Advise to live commentators - if you're out of your depth but still forced to say something - stay humble instead of putting your foot in the mouth.

May-11-12  Petrosianic: LOL: "Maybe this game was actually played by two other players that we like better." Boy, I'd be embarrassed to say something so simple-minded.
May-11-12  WiseWizard: It felt like this game was played by the engines/prep than by the players, I hope we get to see some human creativity and struggle and they pick some openings where the tension doesnt get resolved in the first 15 moves, lets see some deep, creative plans and some otb thinking.
May-11-12  AVRO38: <Anand emerges as the psychological winner of this interesting duel in my opinion.>

I agree.

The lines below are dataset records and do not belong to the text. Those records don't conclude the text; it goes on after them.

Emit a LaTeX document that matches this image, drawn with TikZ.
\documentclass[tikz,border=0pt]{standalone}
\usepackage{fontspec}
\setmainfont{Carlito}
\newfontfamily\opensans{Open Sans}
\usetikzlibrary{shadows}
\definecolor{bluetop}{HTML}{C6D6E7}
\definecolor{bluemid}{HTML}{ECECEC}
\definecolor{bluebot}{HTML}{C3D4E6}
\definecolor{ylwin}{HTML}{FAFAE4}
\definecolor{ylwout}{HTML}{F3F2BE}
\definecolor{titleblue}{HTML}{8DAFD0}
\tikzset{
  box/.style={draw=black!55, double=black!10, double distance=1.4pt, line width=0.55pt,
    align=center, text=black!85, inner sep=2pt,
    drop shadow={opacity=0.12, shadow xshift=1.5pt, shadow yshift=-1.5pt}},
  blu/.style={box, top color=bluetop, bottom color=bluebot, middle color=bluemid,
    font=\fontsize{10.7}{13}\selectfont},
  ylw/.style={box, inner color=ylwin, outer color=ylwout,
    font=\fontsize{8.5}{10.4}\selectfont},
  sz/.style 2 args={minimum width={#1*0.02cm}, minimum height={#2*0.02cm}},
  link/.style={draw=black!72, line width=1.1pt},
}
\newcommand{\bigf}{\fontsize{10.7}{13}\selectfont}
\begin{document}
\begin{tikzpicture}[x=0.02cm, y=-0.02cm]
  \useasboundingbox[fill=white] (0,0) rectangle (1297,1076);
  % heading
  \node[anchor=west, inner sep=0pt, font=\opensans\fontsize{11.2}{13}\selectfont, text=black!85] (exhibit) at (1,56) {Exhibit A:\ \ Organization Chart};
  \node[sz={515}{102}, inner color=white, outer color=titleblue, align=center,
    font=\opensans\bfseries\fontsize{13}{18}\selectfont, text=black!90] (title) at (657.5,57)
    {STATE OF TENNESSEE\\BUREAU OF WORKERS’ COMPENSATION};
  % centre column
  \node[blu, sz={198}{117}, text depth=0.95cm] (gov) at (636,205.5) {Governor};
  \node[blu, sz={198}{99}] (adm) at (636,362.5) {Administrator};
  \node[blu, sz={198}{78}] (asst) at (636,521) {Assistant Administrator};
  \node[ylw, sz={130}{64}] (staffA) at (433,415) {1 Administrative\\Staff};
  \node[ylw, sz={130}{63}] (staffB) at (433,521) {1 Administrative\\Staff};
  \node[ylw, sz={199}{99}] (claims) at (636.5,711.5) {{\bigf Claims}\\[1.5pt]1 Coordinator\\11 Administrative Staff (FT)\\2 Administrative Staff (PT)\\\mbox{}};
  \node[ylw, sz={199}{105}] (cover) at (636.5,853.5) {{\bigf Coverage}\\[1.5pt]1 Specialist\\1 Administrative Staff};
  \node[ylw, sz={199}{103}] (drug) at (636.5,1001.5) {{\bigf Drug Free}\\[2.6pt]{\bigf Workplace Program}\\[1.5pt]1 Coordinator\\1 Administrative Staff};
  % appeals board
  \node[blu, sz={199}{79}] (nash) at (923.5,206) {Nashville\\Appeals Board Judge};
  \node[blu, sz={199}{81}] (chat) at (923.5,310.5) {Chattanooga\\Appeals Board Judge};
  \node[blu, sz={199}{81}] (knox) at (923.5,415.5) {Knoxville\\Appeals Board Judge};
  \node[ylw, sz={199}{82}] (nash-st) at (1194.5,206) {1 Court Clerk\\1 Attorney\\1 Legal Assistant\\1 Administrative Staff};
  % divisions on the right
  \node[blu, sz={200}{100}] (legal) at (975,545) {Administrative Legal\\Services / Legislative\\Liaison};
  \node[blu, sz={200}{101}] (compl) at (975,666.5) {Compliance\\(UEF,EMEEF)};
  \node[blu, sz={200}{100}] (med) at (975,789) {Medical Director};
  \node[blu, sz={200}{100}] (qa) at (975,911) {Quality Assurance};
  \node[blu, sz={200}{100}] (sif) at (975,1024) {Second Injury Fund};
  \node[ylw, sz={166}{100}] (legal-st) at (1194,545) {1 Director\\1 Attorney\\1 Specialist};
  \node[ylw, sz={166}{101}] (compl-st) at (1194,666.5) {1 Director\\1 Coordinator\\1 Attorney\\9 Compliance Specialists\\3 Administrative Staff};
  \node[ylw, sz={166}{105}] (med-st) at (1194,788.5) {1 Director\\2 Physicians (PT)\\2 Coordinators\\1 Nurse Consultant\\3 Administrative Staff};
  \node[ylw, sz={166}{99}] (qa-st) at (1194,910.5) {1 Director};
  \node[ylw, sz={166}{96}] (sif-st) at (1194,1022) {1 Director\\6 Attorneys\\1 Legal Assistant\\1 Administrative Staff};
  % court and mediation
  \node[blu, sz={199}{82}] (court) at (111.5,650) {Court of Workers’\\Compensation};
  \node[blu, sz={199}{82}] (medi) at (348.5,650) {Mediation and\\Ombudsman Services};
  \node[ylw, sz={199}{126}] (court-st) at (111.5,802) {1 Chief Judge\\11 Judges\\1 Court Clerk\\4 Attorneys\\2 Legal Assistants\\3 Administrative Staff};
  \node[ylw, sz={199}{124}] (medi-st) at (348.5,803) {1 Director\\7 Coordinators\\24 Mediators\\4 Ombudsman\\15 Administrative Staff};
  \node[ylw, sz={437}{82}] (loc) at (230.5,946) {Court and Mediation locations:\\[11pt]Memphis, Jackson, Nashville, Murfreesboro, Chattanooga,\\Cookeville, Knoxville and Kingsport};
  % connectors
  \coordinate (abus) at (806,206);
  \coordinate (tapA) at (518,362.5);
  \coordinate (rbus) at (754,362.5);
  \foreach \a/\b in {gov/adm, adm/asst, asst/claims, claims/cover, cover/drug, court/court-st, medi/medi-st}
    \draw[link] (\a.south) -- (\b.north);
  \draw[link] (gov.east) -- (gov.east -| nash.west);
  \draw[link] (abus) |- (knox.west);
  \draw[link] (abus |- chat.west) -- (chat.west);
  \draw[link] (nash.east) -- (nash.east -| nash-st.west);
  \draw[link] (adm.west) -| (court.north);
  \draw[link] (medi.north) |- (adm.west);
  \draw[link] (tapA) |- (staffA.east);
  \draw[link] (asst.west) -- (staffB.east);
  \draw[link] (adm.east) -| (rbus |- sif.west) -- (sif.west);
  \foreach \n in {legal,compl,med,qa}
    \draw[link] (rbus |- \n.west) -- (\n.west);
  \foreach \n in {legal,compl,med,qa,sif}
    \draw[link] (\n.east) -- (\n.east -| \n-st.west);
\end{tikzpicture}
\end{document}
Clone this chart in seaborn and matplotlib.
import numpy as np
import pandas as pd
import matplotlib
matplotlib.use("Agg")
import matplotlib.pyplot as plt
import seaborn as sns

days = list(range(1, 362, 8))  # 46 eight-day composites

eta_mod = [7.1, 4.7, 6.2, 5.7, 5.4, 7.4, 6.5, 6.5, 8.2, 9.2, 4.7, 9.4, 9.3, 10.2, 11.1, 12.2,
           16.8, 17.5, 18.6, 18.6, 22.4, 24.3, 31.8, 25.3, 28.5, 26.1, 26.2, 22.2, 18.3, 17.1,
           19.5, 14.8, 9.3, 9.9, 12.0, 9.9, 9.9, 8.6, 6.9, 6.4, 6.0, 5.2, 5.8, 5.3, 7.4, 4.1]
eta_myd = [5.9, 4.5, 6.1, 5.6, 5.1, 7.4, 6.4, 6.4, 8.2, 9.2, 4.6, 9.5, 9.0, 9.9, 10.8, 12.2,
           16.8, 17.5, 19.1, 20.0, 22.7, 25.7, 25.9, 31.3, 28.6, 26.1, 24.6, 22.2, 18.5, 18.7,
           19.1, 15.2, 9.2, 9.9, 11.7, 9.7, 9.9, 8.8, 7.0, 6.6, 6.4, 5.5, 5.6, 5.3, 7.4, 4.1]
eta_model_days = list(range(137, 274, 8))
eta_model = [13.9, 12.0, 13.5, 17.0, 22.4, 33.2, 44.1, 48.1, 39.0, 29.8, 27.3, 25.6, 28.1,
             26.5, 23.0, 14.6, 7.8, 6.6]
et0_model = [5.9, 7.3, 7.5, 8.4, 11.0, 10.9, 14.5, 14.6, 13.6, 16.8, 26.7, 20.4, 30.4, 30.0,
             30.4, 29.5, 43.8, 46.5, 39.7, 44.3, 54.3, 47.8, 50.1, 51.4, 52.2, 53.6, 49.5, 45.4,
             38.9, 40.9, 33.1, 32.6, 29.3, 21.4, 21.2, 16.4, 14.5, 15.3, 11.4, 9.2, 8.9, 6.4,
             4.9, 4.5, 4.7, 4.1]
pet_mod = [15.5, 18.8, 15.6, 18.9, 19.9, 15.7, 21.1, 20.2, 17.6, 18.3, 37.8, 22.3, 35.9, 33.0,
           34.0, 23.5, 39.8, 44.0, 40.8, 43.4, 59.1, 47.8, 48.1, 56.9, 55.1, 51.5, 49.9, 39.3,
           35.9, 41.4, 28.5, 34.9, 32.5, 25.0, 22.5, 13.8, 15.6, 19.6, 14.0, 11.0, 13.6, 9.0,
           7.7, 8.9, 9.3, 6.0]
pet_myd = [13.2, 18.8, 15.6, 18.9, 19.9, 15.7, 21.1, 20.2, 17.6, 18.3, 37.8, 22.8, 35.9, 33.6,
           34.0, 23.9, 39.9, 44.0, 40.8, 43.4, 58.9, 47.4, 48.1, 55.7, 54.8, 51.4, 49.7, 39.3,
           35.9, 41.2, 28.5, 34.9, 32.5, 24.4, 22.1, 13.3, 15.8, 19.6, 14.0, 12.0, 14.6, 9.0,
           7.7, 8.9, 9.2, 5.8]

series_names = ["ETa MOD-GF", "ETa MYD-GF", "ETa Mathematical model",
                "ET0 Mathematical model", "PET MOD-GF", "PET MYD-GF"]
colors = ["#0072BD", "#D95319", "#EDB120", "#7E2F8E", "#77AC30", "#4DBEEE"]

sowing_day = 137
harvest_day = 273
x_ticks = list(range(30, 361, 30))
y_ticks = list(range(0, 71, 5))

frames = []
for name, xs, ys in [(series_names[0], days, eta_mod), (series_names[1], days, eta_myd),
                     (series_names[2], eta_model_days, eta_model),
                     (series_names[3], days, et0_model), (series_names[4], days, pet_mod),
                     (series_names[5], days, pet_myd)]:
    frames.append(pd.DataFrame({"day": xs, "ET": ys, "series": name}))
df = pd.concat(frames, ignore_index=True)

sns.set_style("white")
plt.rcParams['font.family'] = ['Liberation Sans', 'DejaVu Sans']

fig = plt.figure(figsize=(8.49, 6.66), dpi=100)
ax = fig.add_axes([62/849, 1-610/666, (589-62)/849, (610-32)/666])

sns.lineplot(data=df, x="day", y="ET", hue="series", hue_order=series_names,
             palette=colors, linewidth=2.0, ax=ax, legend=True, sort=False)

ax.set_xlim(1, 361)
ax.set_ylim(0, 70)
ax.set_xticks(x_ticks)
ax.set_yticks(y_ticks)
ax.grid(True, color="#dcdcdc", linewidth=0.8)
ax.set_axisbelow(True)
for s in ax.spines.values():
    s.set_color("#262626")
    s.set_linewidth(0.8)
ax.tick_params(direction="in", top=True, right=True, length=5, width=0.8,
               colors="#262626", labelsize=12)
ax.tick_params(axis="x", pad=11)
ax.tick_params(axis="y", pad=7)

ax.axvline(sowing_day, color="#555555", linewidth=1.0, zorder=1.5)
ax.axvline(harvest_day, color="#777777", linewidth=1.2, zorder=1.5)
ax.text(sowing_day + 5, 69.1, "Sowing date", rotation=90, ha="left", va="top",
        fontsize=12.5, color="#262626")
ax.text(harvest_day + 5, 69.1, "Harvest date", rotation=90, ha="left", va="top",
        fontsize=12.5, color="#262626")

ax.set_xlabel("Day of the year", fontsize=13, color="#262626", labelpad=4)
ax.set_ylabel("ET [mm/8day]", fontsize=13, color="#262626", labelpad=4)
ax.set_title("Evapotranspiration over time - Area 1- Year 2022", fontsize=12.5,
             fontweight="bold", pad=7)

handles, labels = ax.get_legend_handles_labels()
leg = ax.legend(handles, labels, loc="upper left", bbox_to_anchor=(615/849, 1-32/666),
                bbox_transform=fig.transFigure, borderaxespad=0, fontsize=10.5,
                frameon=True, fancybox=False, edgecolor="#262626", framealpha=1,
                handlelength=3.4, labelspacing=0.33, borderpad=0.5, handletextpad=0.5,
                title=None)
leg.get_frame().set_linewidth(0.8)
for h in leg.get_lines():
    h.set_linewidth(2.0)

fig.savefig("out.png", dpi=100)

Gelfand can't achieve anything in this line. He was probably hoping for the main line, but Anand, as usual, was one step ahead.

If Gelfand wants to draw with Black then keep playing the Grunfeld, but I wouldn't advise it. Playing for a draw with either color is never a good idea in a short match, particularly since Anand will crush him if the match moves to rapid. Gelfand has to do a serious re-think in Game 3. A psychological score for Anand.

May-11-12
Premium Chessgames Member
  offramp: <AVRO38: Gelfand has to do a serious re-think in Game 3. A psychological score for Anand.>

Another way of looking at it is that Gelfand was surprised by a prepared opening, he equalised easily and had the initiative at the end.

He drew easily with black. Anand will certainly be relieved that Gelfand did not try harder. Will Anand be dancing on the hotel bar tonight with a pint of beer on his head, singing Hey Macarena? I don't think so.

May-11-12
Premium Chessgames Member
  kingscrusher: Dual commentary video annotation with Chessexplained (soon to be IM titled) :

http://www.youtube.com/watch?v=Z1cX...

Hope this is interesting

Cheers, K

May-11-12  Chilisteak: Should black really accept a draw? Black has the bishop pair and a passed pawn!